Comparing Amazon to Google or Facebook, is really apples-to-oranges, given that they're in very different businesses.
I'm just not sure how much I hold them responsible for lack of diversity in their ranks. Show me the diversity in the set of resumes they receive and interviews they conduct and I'll get on your bandwagon, but until then my experience says that the reasons for lack of diversity begin much earlier in the funnel.
They'll get no more of my money until Bezos has a sex change.
Eloi are stupid, throw morlocks at them!
Google, Facebook, etc. need to just come out and say it: there are simply not that many blacks and Hispanics getting the basic credentials required to even sit for the interview. Demanding "diversity" then is literally demanding a lowering of standards to the point that people who would never be hired there can have a shot. There's no other way to read the demand. It's magical thinking at best and at worst, resembles the sort of logic that in Africa lead to confiscating white-owned farms and giving them to black Africans who had no clue how to run a farm.
Yes. Because it take a pair of balls to tell the CEO the e-mail server crashed in the middle of an audit.
j/k
Life is not for the lazy.
"The broad assumption is that a high percentage of their black and Latino employees work in their warehouses."
You mean they discriminate against White and Asian warehouse employees?
Generally the idea is that a broader diversity of backgrounds allows more ideas to pop up, which can mean better software.
In practice, its tricky, because the argument mixes "Both genders are equal! They can do anything the other can!" while at the same time going "One gender can give a different perspective on things because they think differently and approach problems differently!".
A more practical example could be: part of your customer base is female. Having more women on staff could help you get the appropriate perspective to better target them.
The issue with that is: A) companies that have UX departments already have a lot of women in it. B) if the ideas to better target women come from guts feeling and sentences that start with "I think this is better!" instead of analytics data, you're going to make the wrong decision anyway, because the people in the IT department, regardless of gender, will have a different background and a skewed perception relative to the customers, so it won't really help.

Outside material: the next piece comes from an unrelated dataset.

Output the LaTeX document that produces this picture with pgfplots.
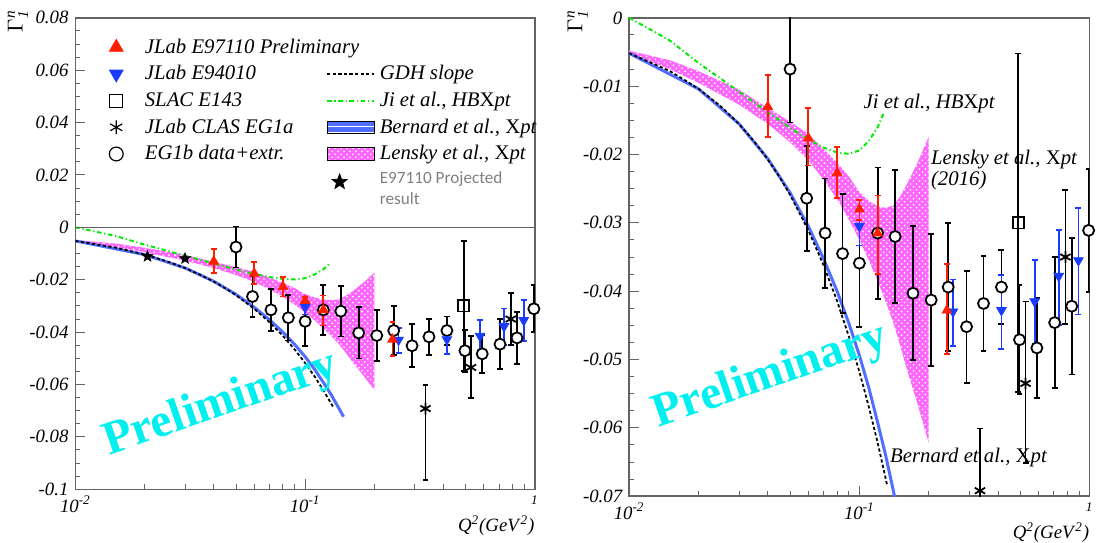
\documentclass[border=0pt]{standalone}
\usepackage{fontspec}
\setmainfont{Liberation Serif}
\newfontfamily\calib{Carlito}
\usepackage{pgfplots}
\usepackage{pgfplotstable}
\pgfplotsset{compat=1.18}
\usepgfplotslibrary{fillbetween}
\usetikzlibrary{patterns}

\definecolor{jred}{RGB}{255,30,0}
\definecolor{jblue}{RGB}{25,60,255}
\definecolor{jigreen}{RGB}{0,235,0}
\definecolor{lensky}{RGB}{255,100,255}
\definecolor{bernard}{RGB}{80,110,255}
\definecolor{prelim}{RGB}{0,240,240}
\definecolor{framec}{RGB}{100,100,100}

% filled five-pointed star
\pgfdeclareplotmark{fstar}{%
  \pgfpathmoveto{\pgfpointpolar{90}{\pgfplotmarksize}}%
  \pgfpathlineto{\pgfpointpolar{126}{0.42\pgfplotmarksize}}%
  \pgfpathlineto{\pgfpointpolar{162}{\pgfplotmarksize}}%
  \pgfpathlineto{\pgfpointpolar{198}{0.42\pgfplotmarksize}}%
  \pgfpathlineto{\pgfpointpolar{234}{\pgfplotmarksize}}%
  \pgfpathlineto{\pgfpointpolar{270}{0.42\pgfplotmarksize}}%
  \pgfpathlineto{\pgfpointpolar{306}{\pgfplotmarksize}}%
  \pgfpathlineto{\pgfpointpolar{342}{0.42\pgfplotmarksize}}%
  \pgfpathlineto{\pgfpointpolar{18}{\pgfplotmarksize}}%
  \pgfpathlineto{\pgfpointpolar{54}{0.42\pgfplotmarksize}}%
  \pgfpathclose
  \pgfusepathqfillstroke}

% JLab E97110 preliminary
\pgfplotstableread{
x y ep em
0.040 -0.0130 0.0046 0.0044
0.060 -0.0176 0.0044 0.0040
0.080 -0.0227 0.0038 0.0037
0.100 -0.0280 0.0014 0.0016
0.120 -0.0315 0.0055 0.0060
0.240 -0.0428 0.0068 0.0064
}\redtab
% JLab E94010
\pgfplotstableread{
x y ep em
0.100 -0.0305 0.0022 0.0028
0.255 -0.0430 0.0047 0.0050
0.414 -0.0428 0.0052 0.0057
0.577 -0.0415 0.0061 0.0065
0.734 -0.0378 0.0068 0.0072
0.894 -0.0355 0.0077 0.0079
}\bluetab
% EG1b data + extrapolation
\pgfplotstableread{
x y ep em
0.050 -0.0075 0.0078 0.0078
0.059 -0.0264 0.0077 0.0077
0.071 -0.0315 0.0080 0.0080
0.0845 -0.0345 0.0087 0.0087
0.100 -0.0359 0.0093 0.0093
0.120 -0.0315 0.0096 0.0096
0.143 -0.0320 0.0097 0.0097
0.171 -0.0403 0.0098 0.0098
0.205 -0.0413 0.0097 0.0097
0.243 -0.0394 0.0094 0.0094
0.292 -0.0452 0.0082 0.0082
0.346 -0.0418 0.0069 0.0069
0.414 -0.0394 0.0054 0.0054
0.496 -0.0471 0.0080 0.0080
0.590 -0.0483 0.0073 0.0073
0.705 -0.0446 0.0096 0.0096
0.836 -0.0422 0.0100 0.0100
0.990 -0.0311 0.0090 0.0090
}\egtab
% SLAC E143
\pgfplotstableread{
x y ep em
0.490 -0.0300 0.0248 0.0248
}\slactab
% CLAS EG1a
\pgfplotstableread{
x y ep em
0.334 -0.0692 0.0091 0.0274
0.527 -0.0535 0.0120 0.0117
0.785 -0.0350 0.0098 0.0098
}\clastab
% E97110 projected
\pgfplotstableread{
x y
0.0206 -0.0111
0.0300 -0.0119
}\startab
% GDH slope
\pgfplotstableread{
x y
0.010 -0.00518
0.015 -0.00777
0.020 -0.01036
0.025 -0.01295
0.030 -0.01554
0.035 -0.01813
0.040 -0.02072
0.045 -0.02331
0.050 -0.02590
0.060 -0.03108
0.070 -0.03626
0.080 -0.04144
0.090 -0.04662
0.100 -0.05180
0.110 -0.05698
0.120 -0.06216
0.132 -0.06840
}\gdhtab
% Bernard et al.
\pgfplotstableread{
x y
0.010 -0.00518
0.020 -0.0104
0.030 -0.0155
0.040 -0.0206
0.050 -0.0256
0.060 -0.0305
0.070 -0.0353
0.080 -0.0400
0.090 -0.0447
0.100 -0.0494
0.110 -0.0542
0.120 -0.0592
0.130 -0.0640
0.140 -0.0690
0.147 -0.0723
}\bertab
% Ji et al.
\pgfplotstableread{
x y
0.0100 0.0000
0.0125 -0.0018
0.0150 -0.0033
0.0200 -0.0066
0.0250 -0.0089
0.0300 -0.0108
0.0350 -0.0124
0.0400 -0.0138
0.0500 -0.0161
0.0600 -0.0178
0.0700 -0.0190
0.0800 -0.0197
0.0900 -0.0199
0.1000 -0.0194
0.1100 -0.0180
0.1200 -0.0160
0.1280 -0.0138
}\jitab
% Lensky et al. band
\pgfplotstableread{
x y
0.010 -0.0048
0.015 -0.0062
0.020 -0.0078
0.030 -0.0105
0.040 -0.0132
0.050 -0.0152
0.060 -0.0170
0.070 -0.0192
0.080 -0.0212
0.090 -0.0232
0.100 -0.0255
0.110 -0.0268
0.120 -0.0276
0.130 -0.0278
0.140 -0.0275
0.150 -0.0262
0.160 -0.0245
0.180 -0.0210
0.200 -0.0174
}\lenup
\pgfplotstableread{
x y
0.010 -0.0052
0.015 -0.0075
0.020 -0.0095
0.030 -0.0127
0.040 -0.0155
0.050 -0.0182
0.060 -0.0208
0.070 -0.0237
0.080 -0.0265
0.090 -0.0295
0.100 -0.0325
0.110 -0.0355
0.120 -0.0385
0.130 -0.0415
0.140 -0.0445
0.150 -0.0478
0.160 -0.0512
0.180 -0.0568
0.200 -0.0622
}\lenlo

\pgfplotsset{every axis/.append style={
    scale only axis, xmode=log, xmin=0.01, xmax=1,
    xtick={0.01,0.1,1},
    xticklabels={\textit{10}\textsuperscript{\textit{-2}},\textit{10}\textsuperscript{\textit{-1}},\textsuperscript{\textit{1}}},
    tick pos=left, minor y tick num=3,
    scaled y ticks=false,
    major tick length=5bp, minor tick length=2.5bp,
    tick style={color=framec, line width=0.5pt},
    axis line style={color=framec, line width=0.7pt},
    ticklabel style={font=\fontsize{9.5}{11}\selectfont\itshape},
    xlabel={\textit{Q}\textsuperscript{\textit{2}}\textit{(GeV}\textsuperscript{\textit{2}}\textit{)}},
    xlabel style={at={(axis description cs:1,0)}, anchor=north east, yshift=-13bp, inner sep=0pt, font=\fontsize{9.5}{11}\selectfont},
}}

\newcommand{\curves}{%
  \addplot[name path=lu, draw=none, forget plot] table {\lenup};
  \addplot[name path=ll, draw=none, forget plot] table {\lenlo};
  \addplot[lensky, forget plot, postaction={pattern=crosshatch dots, pattern color=white}] fill between[of=lu and ll];
  \addplot[bernard, line width=1.5pt, forget plot] table {\bertab};
  \addplot[black, line width=0.9pt, dash pattern=on 1.6bp off 1.2bp, forget plot] table {\gdhtab};
  \addplot[jigreen, line width=1pt, dash pattern=on 2.2bp off 1.4bp on 0.6bp off 1.4bp, forget plot] table {\jitab};
}
\newcommand{\datapoints}{%
  \addplot[only marks, black, mark=*, mark size=2.8pt, mark options={fill=white, line width=0.9pt},
    error bars/y dir=both, error bars/y explicit, error bars/error bar style={line width=0.9pt},
    error bars/error mark options={rotate=90, mark size=1.5pt, line width=0.9pt}, forget plot]
    table[x=x, y=y, y error plus=ep, y error minus=em] {\egtab};
  \addplot[only marks, black, mark=square, mark size=2.8pt, mark options={fill=white, line width=0.9pt},
    error bars/y dir=both, error bars/y explicit, error bars/error bar style={line width=0.9pt},
    error bars/error mark options={rotate=90, mark size=1.5pt, line width=0.9pt}, forget plot]
    table[x=x, y=y, y error plus=ep, y error minus=em] {\slactab};
  \addplot[only marks, black, mark=asterisk, mark size=3pt, mark options={line width=0.9pt},
    error bars/y dir=both, error bars/y explicit, error bars/error bar style={line width=0.9pt},
    error bars/error mark options={rotate=90, mark size=1.5pt, line width=0.9pt}, forget plot]
    table[x=x, y=y, y error plus=ep, y error minus=em] {\clastab};
  \addplot[only marks, jblue, mark=triangle*, mark size=2.8pt, mark options={rotate=180},
    error bars/y dir=both, error bars/y explicit, error bars/error bar style={line width=0.9pt},
    error bars/error mark options={rotate=90, mark size=1.5pt, line width=0.9pt}, forget plot]
    table[x=x, y=y, y error plus=ep, y error minus=em] {\bluetab};
  \addplot[only marks, jred, mark=triangle*, mark size=2.8pt,
    error bars/y dir=both, error bars/y explicit, error bars/error bar style={line width=0.9pt},
    error bars/error mark options={rotate=90, mark size=1.5pt, line width=0.9pt}, forget plot]
    table[x=x, y=y, y error plus=ep, y error minus=em] {\redtab};
}

\begin{document}
\begin{tikzpicture}

% ---------------- left panel ----------------
\begin{axis}[
  name=lft,
  at={(0,0)}, anchor=south west,
  width=231.5bp, height=237.5bp,
  ymin=-0.1, ymax=0.08,
  ytick={-0.1,-0.08,-0.06,-0.04,-0.02,0,0.02,0.04,0.06,0.08},
  yticklabels={-0.1,-0.08,-0.06,-0.04,-0.02,0,0.02,0.04,0.06,0.08},
  legend columns=2,
  legend cell align=left,
  legend style={at={(axis description cs:0.058,0.975)}, anchor=north west,
    draw=none, fill=none, font=\fontsize{10.5}{12}\selectfont\itshape,
    nodes={inner ysep=2.35pt, inner xsep=2.5pt},
    /tikz/every even column/.append style={column sep=14bp}},
]
\addlegendimage{legend image code/.code={\draw[jred, mark=triangle*, mark size=4pt] plot coordinates {(0cm,0cm)}; \path[draw=none] (-0.14cm,0cm) -- (0.42cm,0cm);}}
\addlegendentry{\rlap{JLab E97110 Preliminary}}
\addlegendimage{empty legend}
\addlegendentry{}
\addlegendimage{legend image code/.code={\draw[jblue, mark=triangle*, mark size=4pt, mark options={rotate=180}] plot coordinates {(0cm,0cm)}; \path[draw=none] (-0.14cm,0cm) -- (0.42cm,0cm);}}
\addlegendentry{JLab E94010}
\addlegendimage{legend image code/.code={\draw[black, line width=0.8pt, dash pattern=on 1.6bp off 1.2bp] (0cm,0cm) -- (0.83cm,0cm);}}
\addlegendentry{GDH slope}
\addlegendimage{legend image code/.code={\draw[black, mark=square, mark size=3.3pt, mark options={line width=0.6pt}] plot coordinates {(0cm,0cm)}; \path[draw=none] (-0.14cm,0cm) -- (0.42cm,0cm);}}
\addlegendentry{SLAC E143}
\addlegendimage{legend image code/.code={\draw[jigreen, line width=0.9pt, dash pattern=on 2.2bp off 1.4bp on 0.6bp off 1.4bp] (0cm,0cm) -- (0.83cm,0cm);}}
\addlegendentry{Ji et al., HB\textup{X}pt}
\addlegendimage{legend image code/.code={\draw[black, mark=asterisk, mark size=3.5pt, mark options={line width=0.6pt}] plot coordinates {(0cm,0cm)}; \path[draw=none] (-0.14cm,0cm) -- (0.42cm,0cm);}}
\addlegendentry{JLab CLAS EG1a}
\addlegendimage{legend image code/.code={\fill[bernard] (0cm,-0.11cm) rectangle (0.83cm,0.11cm); \fill[pattern=horizontal lines, pattern color=white] (0cm,-0.11cm) rectangle (0.83cm,0.11cm);}}
\addlegendentry{Bernard et al., \textup{X}pt}
\addlegendimage{legend image code/.code={\draw[black, mark=o, mark size=3.5pt, mark options={line width=0.6pt}] plot coordinates {(0cm,0cm)}; \path[draw=none] (-0.14cm,0cm) -- (0.42cm,0cm);}}
\addlegendentry{EG1b data+extr.}
\addlegendimage{legend image code/.code={\fill[lensky] (0cm,-0.11cm) rectangle (0.83cm,0.11cm); \fill[pattern=crosshatch dots, pattern color=white] (0cm,-0.11cm) rectangle (0.83cm,0.11cm);}}
\addlegendentry{Lensky et al., \textup{X}pt}
\addlegendimage{legend image code/.code={\path[draw=none] (0cm,0.05cm) -- (0cm,-0.25cm);}}
\addlegendentry{\rule{0pt}{14pt}}
\addlegendimage{legend image code/.code={\draw[black, mark=fstar, mark size=4pt] plot coordinates {(0.22cm,0.14cm)}; \path[draw=none] (0cm,0cm) -- (0.83cm,0cm);}}
\addlegendentry[text=gray]{\calib\upshape\fontsize{8.7}{10.5}\selectfont\shortstack[l]{E97110 Projected\\result}}

\curves
\addplot[framec, line width=0.7pt, forget plot] coordinates {(0.01,0) (1,0)};
\node[rotate=19, text=prelim, font=\fontsize{24}{24}\selectfont\bfseries] at (axis cs:0.043,-0.0677) {Preliminary};
\datapoints
\addplot[only marks, black, mark=fstar, mark size=2.8pt, forget plot] table {\startab};
\end{axis}

% ---------------- right panel ----------------
\begin{axis}[
  name=rgt,
  at={(279bp,-3.5bp)}, anchor=south west,
  width=232bp, height=241bp,
  ymin=-0.07, ymax=0,
  ytick={-0.07,-0.06,-0.05,-0.04,-0.03,-0.02,-0.01,0},
  yticklabels={-0.07,-0.06,-0.05,-0.04,-0.03,-0.02,-0.01,0},
]
\curves
\node[rotate=19, text=prelim, font=\fontsize{24}{24}\selectfont\bfseries] at (axis cs:0.041,-0.0525) {Preliminary};
\datapoints
\node[anchor=base west, inner sep=0pt, font=\fontsize{10.5}{12}\selectfont\itshape] at (axis cs:0.104,-0.0132) {Ji et al., HB\textup{X}pt};
\node[anchor=base west, inner sep=0pt, font=\fontsize{10.5}{12}\selectfont\itshape] at (axis cs:0.204,-0.0215) {Lensky et al., \textup{X}pt};
\node[anchor=base west, inner sep=0pt, font=\fontsize{10.5}{12}\selectfont\itshape] at (axis cs:0.204,-0.0246) {(2016)};
\node[anchor=base west, inner sep=0pt, font=\fontsize{10.5}{12}\selectfont\itshape] at (axis cs:0.1355,-0.0650) {Bernard et al., \textup{X}pt};
\end{axis}

% axis titles
\node[rotate=90, anchor=east, inner sep=0pt, font=\fontsize{11}{12}\selectfont] at ([xshift=-29bp, yshift=4bp]lft.north west) {$\Gamma_{\mathit{1}}^{\mathit{n}}$};
\node[rotate=90, anchor=east, inner sep=0pt, font=\fontsize{11}{12}\selectfont] at ([xshift=-26bp, yshift=4bp]rgt.north west) {$\Gamma_{\mathit{1}}^{\mathit{n}}$};
\path (-38bp,-27bp) rectangle (512bp,246.5bp);
\end{tikzpicture}
\end{document}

My significant other who works at Amazon (a woman software engineer, woo!) had that issue recently. The UX people design a mockup, based on statistics, history, what competitors do, what has been A/B tested, etc. During implementation on the engineering side, one of the PMs (a woman, working with said significant other) goes "No this sucks! Its not intuitive! In Excel things work like this! Lets change everything!", with no backing arguments beyond "she doesn't like it". Then when people explain all the process that lead to that UI, of course: "I'm a woman, i have a different perspective and you refuse to acknowledge it!!".
Which was hilarious said she said that to another woman...
The problem isn't hiring the 1 or one of the 1,000.
It's also not a problem if your 1001 qualified applicants were the entire pool of available applicants.
It's only a problem if you didn't fairly seek out qualified applicants. If you posted your job only on White World Magazine, then you've got a problem.
I worked for a company in the late 90's that was founded by a number of ex-military types. They started actively recruiting ex-military officers. While that certainly sounded to them like a great way to get like-minded people who had a good work ethic and shared their idea of structure and order, it skewed their candidate pool drastically toward white males. They weren't casting the net wide enough.
From a hiring perspective, that's all you have to do -- make sure you're casting the net wide enough, and then fairly choose the best applicants.